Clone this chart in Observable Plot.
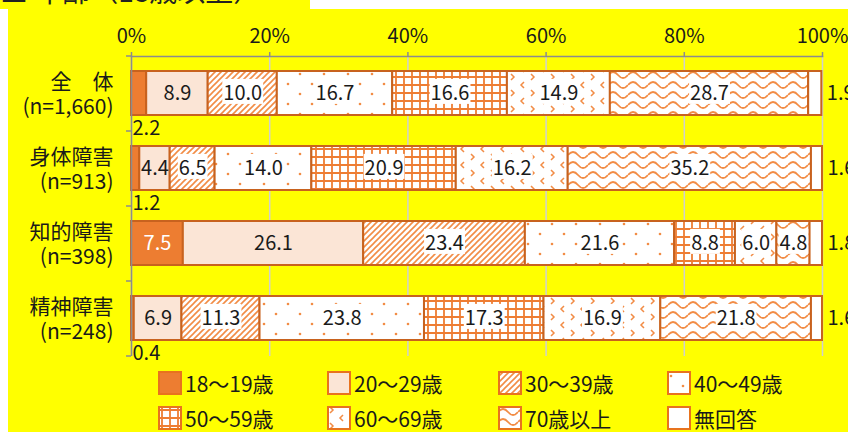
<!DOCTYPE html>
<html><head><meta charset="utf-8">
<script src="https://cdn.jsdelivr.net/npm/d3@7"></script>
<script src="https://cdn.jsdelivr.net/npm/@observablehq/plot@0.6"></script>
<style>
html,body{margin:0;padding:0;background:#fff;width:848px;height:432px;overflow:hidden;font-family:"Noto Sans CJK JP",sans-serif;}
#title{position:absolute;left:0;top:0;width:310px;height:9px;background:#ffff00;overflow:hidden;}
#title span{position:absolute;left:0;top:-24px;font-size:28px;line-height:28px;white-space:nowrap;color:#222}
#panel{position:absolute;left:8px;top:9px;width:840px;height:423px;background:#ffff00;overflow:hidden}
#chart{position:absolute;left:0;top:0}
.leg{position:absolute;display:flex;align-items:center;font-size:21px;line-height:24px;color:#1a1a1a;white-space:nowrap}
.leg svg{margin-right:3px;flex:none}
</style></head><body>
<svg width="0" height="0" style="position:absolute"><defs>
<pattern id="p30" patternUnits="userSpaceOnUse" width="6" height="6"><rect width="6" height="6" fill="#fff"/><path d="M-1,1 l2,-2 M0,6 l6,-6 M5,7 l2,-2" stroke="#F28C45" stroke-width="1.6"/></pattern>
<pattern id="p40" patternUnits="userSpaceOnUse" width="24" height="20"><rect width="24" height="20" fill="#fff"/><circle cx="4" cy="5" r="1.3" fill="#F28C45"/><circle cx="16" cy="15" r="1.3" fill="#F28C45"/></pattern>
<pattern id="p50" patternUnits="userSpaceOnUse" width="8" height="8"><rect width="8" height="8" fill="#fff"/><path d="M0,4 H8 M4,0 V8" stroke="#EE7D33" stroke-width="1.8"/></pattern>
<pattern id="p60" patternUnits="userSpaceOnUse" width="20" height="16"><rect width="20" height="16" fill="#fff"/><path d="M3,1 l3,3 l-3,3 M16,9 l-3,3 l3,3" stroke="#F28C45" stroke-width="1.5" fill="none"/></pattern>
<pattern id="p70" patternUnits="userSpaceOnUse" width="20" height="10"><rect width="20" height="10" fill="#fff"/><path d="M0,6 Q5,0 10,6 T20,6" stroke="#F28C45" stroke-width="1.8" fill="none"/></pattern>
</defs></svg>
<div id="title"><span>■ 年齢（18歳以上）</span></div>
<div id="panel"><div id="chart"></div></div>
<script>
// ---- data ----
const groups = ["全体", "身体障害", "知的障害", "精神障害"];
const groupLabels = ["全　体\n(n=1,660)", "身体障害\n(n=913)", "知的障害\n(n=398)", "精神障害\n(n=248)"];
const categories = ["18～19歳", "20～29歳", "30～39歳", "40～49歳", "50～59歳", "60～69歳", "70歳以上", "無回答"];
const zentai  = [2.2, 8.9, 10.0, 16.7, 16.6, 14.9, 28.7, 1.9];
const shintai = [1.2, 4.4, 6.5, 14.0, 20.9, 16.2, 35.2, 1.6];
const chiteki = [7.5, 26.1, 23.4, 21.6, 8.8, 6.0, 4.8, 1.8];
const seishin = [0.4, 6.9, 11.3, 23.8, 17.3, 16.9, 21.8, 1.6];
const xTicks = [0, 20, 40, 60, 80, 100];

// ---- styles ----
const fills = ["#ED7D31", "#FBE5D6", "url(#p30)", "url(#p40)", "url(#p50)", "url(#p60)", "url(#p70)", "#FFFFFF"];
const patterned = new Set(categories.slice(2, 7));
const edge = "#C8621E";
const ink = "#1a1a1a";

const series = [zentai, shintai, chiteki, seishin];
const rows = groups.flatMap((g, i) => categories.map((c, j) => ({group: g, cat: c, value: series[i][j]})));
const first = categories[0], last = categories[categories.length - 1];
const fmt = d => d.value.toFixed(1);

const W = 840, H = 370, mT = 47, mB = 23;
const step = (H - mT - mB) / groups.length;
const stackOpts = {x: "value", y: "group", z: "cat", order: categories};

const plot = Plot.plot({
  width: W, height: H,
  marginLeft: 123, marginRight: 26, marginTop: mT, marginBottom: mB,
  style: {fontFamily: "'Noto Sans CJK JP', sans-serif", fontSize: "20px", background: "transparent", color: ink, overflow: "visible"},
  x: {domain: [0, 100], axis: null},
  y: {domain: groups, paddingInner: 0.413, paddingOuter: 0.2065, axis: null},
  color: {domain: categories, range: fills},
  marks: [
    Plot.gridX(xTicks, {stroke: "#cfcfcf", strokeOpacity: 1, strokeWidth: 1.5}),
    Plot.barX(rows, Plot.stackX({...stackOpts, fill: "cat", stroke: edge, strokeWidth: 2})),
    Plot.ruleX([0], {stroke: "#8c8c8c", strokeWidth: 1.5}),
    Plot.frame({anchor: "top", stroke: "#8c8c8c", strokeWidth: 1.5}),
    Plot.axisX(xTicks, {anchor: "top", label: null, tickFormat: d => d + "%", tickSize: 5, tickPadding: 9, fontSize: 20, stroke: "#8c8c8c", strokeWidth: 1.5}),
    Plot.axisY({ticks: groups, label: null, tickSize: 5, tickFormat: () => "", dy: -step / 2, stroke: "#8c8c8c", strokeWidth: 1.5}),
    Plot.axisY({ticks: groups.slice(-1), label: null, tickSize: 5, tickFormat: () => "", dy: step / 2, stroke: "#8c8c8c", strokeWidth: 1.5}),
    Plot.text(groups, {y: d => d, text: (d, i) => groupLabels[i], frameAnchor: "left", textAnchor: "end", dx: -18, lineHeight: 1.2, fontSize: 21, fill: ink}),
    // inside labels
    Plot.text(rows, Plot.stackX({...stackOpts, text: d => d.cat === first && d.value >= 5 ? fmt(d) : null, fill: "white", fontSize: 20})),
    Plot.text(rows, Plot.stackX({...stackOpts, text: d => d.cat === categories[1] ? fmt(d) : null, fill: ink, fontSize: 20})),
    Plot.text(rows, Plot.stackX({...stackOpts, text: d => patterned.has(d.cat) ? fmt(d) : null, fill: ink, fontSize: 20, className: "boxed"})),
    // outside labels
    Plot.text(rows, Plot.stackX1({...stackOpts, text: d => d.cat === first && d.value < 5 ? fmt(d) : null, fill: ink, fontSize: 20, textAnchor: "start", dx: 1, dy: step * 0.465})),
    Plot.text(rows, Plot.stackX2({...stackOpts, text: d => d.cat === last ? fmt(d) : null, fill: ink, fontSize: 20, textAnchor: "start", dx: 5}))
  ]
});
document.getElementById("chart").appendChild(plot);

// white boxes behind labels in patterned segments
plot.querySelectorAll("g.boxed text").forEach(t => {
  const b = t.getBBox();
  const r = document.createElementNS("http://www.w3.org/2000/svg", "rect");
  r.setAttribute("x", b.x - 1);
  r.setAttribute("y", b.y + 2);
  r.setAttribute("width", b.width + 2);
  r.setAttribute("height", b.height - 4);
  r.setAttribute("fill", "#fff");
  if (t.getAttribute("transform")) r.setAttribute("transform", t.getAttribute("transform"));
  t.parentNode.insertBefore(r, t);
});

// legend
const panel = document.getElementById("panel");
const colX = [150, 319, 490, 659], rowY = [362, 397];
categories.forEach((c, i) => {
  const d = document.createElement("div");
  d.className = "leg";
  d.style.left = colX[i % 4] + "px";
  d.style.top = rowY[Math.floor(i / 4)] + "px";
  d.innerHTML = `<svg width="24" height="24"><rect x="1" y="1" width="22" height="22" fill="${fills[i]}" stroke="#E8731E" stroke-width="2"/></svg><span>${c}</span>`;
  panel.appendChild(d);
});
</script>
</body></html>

----------

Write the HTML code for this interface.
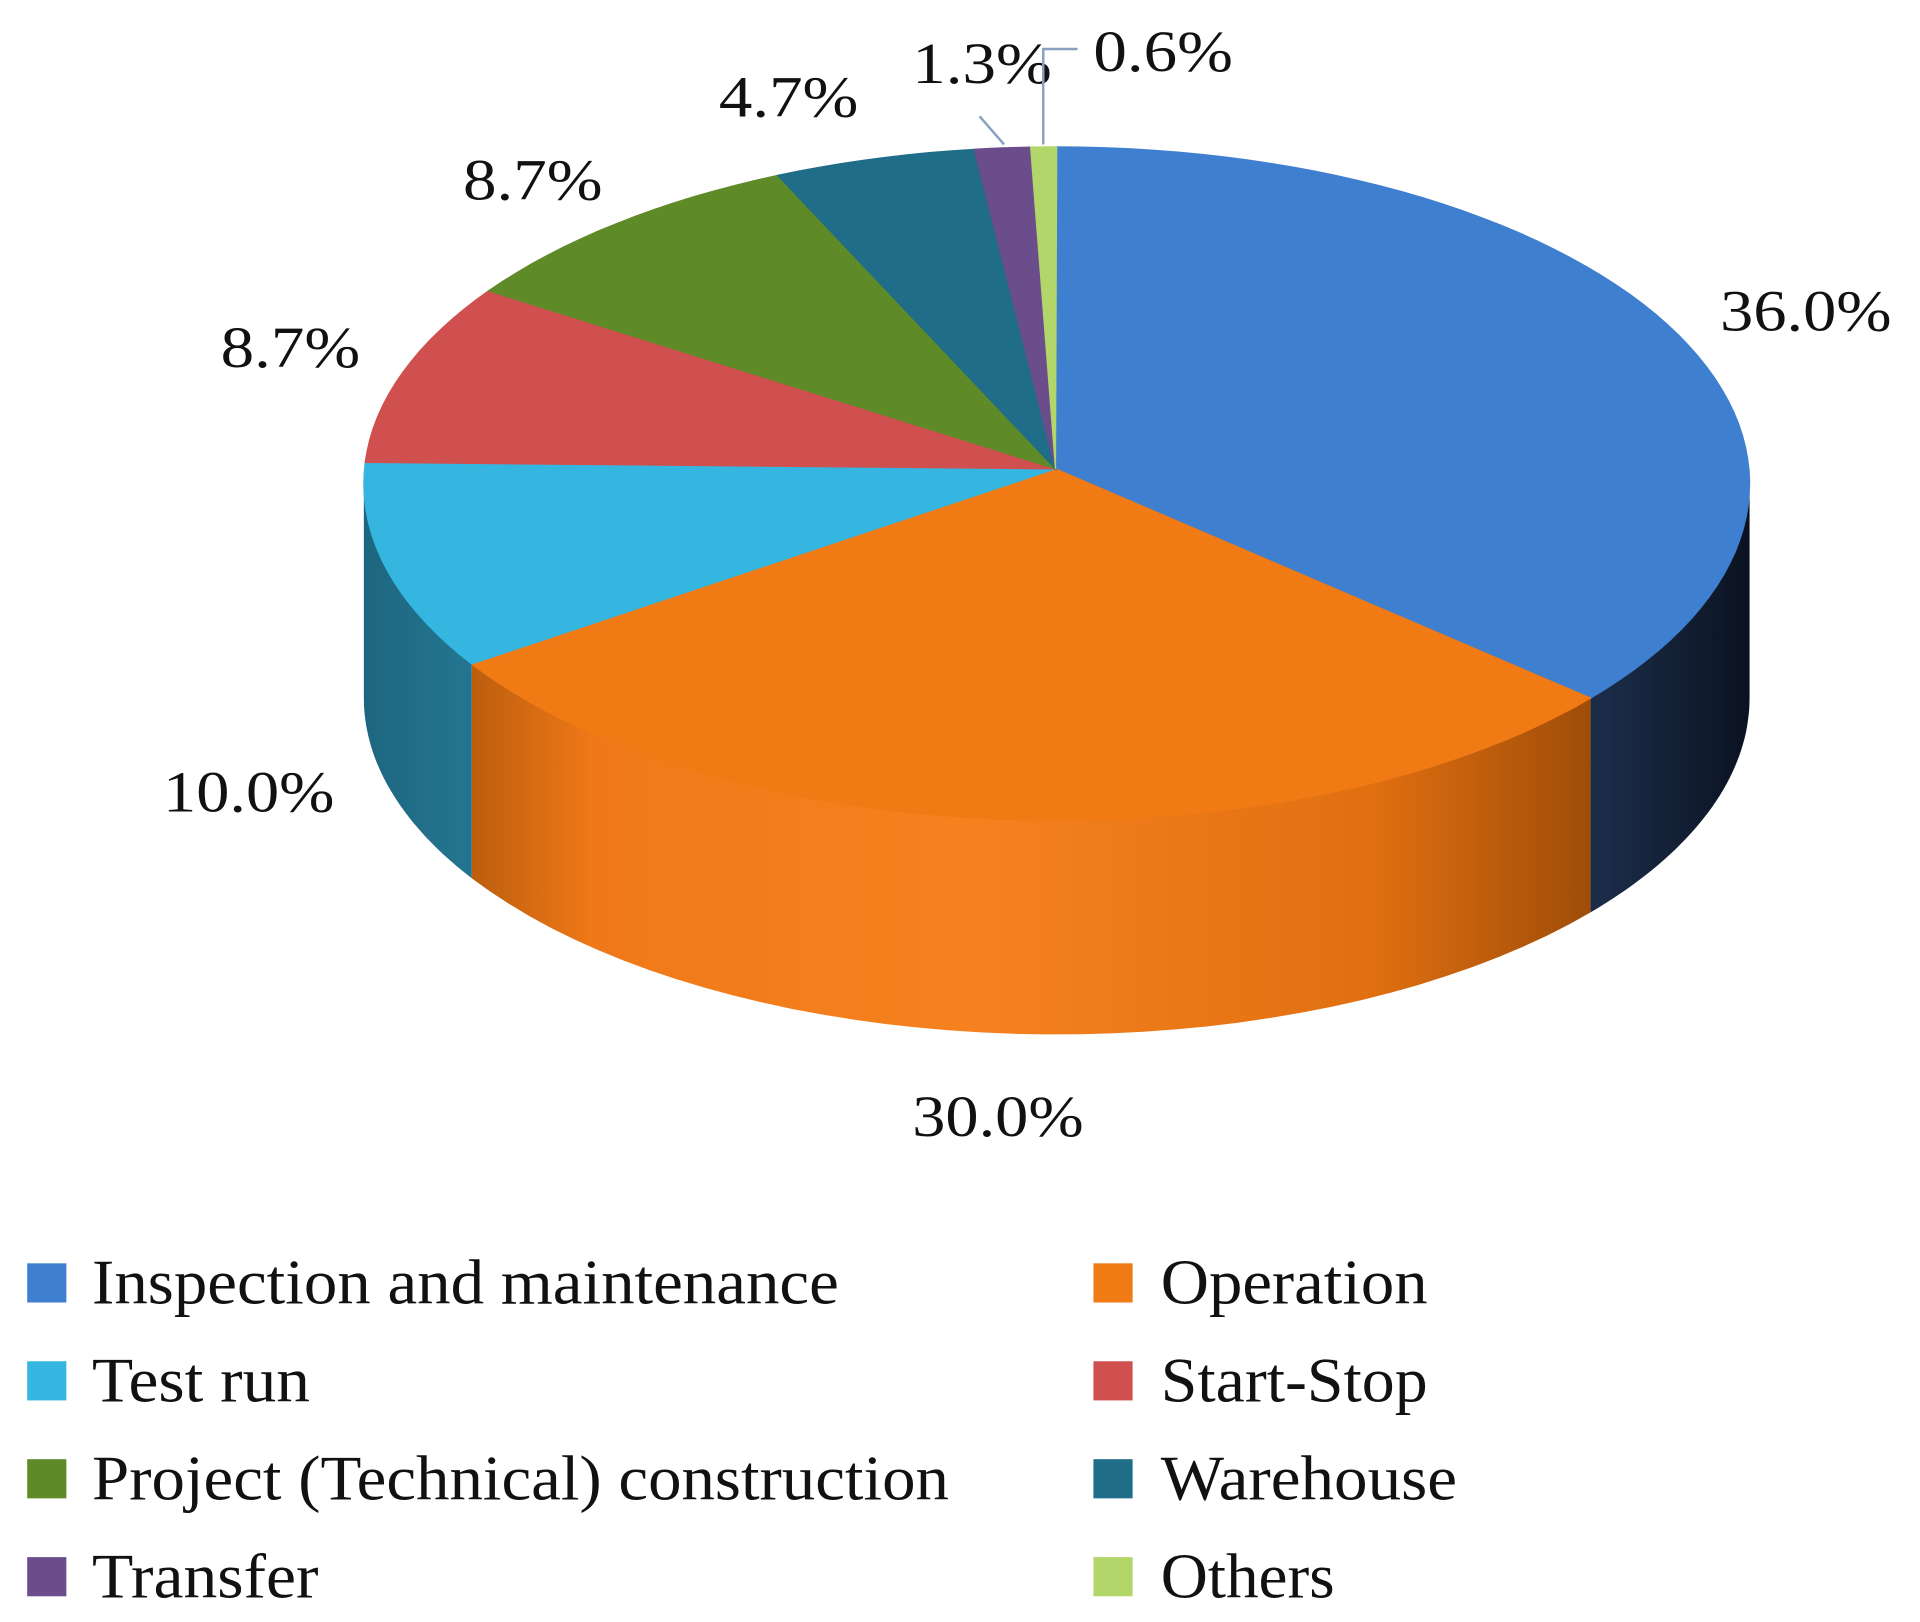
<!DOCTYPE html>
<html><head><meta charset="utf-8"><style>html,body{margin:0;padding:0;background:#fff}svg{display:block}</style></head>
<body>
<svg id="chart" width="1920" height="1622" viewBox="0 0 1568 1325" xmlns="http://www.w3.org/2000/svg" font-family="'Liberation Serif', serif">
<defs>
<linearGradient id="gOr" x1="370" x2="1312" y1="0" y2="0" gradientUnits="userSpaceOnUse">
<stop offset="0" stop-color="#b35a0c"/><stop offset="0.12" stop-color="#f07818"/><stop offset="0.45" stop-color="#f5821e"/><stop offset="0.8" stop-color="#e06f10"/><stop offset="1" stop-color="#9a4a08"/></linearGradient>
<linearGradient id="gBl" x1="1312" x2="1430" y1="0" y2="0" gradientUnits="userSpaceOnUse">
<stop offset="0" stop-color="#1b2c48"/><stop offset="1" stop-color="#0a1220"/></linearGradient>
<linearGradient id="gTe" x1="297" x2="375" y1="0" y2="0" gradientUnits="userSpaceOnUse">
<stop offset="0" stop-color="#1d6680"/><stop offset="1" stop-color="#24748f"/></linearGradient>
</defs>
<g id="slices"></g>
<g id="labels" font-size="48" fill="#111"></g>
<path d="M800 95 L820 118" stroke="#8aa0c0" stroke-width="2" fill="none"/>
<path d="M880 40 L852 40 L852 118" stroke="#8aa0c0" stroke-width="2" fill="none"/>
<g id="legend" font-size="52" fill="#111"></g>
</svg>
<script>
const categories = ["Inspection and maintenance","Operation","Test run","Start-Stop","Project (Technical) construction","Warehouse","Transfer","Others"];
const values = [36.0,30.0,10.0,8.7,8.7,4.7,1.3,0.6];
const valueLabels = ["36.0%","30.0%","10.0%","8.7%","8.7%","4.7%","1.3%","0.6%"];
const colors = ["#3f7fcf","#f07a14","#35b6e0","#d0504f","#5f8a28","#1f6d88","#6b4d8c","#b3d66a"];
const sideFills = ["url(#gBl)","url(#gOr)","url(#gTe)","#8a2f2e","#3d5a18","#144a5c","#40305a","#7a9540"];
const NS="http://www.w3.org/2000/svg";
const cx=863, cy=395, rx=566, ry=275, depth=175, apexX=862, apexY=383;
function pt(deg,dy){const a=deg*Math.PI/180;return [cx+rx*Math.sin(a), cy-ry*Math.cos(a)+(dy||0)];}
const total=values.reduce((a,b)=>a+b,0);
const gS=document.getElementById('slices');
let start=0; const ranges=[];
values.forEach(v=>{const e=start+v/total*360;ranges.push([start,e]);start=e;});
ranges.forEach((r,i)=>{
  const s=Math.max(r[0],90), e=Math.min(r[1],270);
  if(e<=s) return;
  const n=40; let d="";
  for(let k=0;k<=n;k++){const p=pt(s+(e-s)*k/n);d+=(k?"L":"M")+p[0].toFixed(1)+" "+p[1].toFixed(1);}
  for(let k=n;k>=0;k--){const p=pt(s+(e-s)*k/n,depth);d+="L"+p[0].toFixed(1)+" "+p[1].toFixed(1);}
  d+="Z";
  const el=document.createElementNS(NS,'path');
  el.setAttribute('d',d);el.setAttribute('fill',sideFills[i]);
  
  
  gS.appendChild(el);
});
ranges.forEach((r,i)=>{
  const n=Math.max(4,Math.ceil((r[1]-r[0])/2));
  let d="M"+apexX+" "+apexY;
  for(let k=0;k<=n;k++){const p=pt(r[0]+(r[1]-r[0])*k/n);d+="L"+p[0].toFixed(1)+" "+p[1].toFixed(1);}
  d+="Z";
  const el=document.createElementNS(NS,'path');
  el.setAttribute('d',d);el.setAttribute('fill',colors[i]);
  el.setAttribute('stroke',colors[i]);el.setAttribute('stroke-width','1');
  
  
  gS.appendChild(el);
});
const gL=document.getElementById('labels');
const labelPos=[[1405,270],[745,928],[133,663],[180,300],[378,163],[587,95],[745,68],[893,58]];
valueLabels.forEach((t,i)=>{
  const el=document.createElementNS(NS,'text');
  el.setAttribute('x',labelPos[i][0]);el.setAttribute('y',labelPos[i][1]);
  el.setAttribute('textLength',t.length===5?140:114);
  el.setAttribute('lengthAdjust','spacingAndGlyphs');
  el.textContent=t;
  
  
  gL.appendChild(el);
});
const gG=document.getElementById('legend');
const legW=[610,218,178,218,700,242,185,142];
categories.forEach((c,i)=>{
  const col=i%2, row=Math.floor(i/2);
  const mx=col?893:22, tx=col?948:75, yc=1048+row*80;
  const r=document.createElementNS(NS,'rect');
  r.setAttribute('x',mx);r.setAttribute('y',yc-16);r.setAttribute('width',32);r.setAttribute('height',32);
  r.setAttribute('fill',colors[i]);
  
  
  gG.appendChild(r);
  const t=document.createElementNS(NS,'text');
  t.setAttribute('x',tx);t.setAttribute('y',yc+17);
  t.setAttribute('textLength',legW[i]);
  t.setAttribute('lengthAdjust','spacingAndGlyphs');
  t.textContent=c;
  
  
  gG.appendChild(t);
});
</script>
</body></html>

----------

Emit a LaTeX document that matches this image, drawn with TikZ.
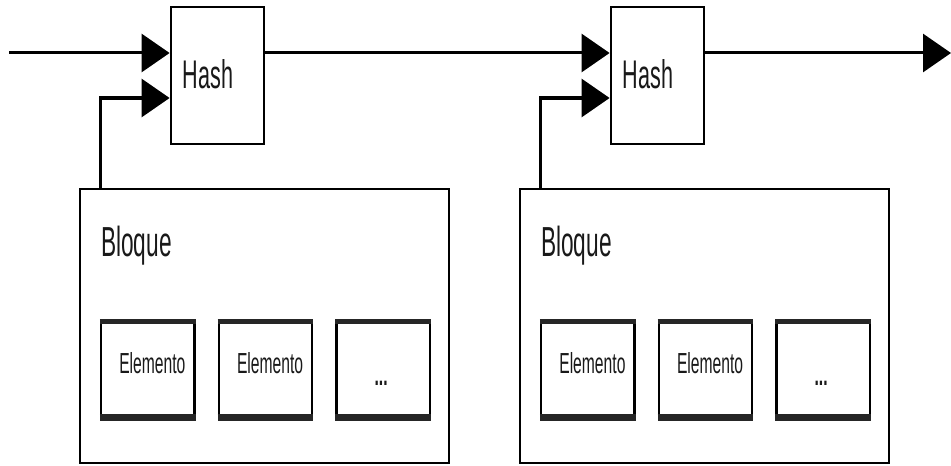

----------

Say the number of lines in the listing that hold "this", with no added words.

_Expected output_.
3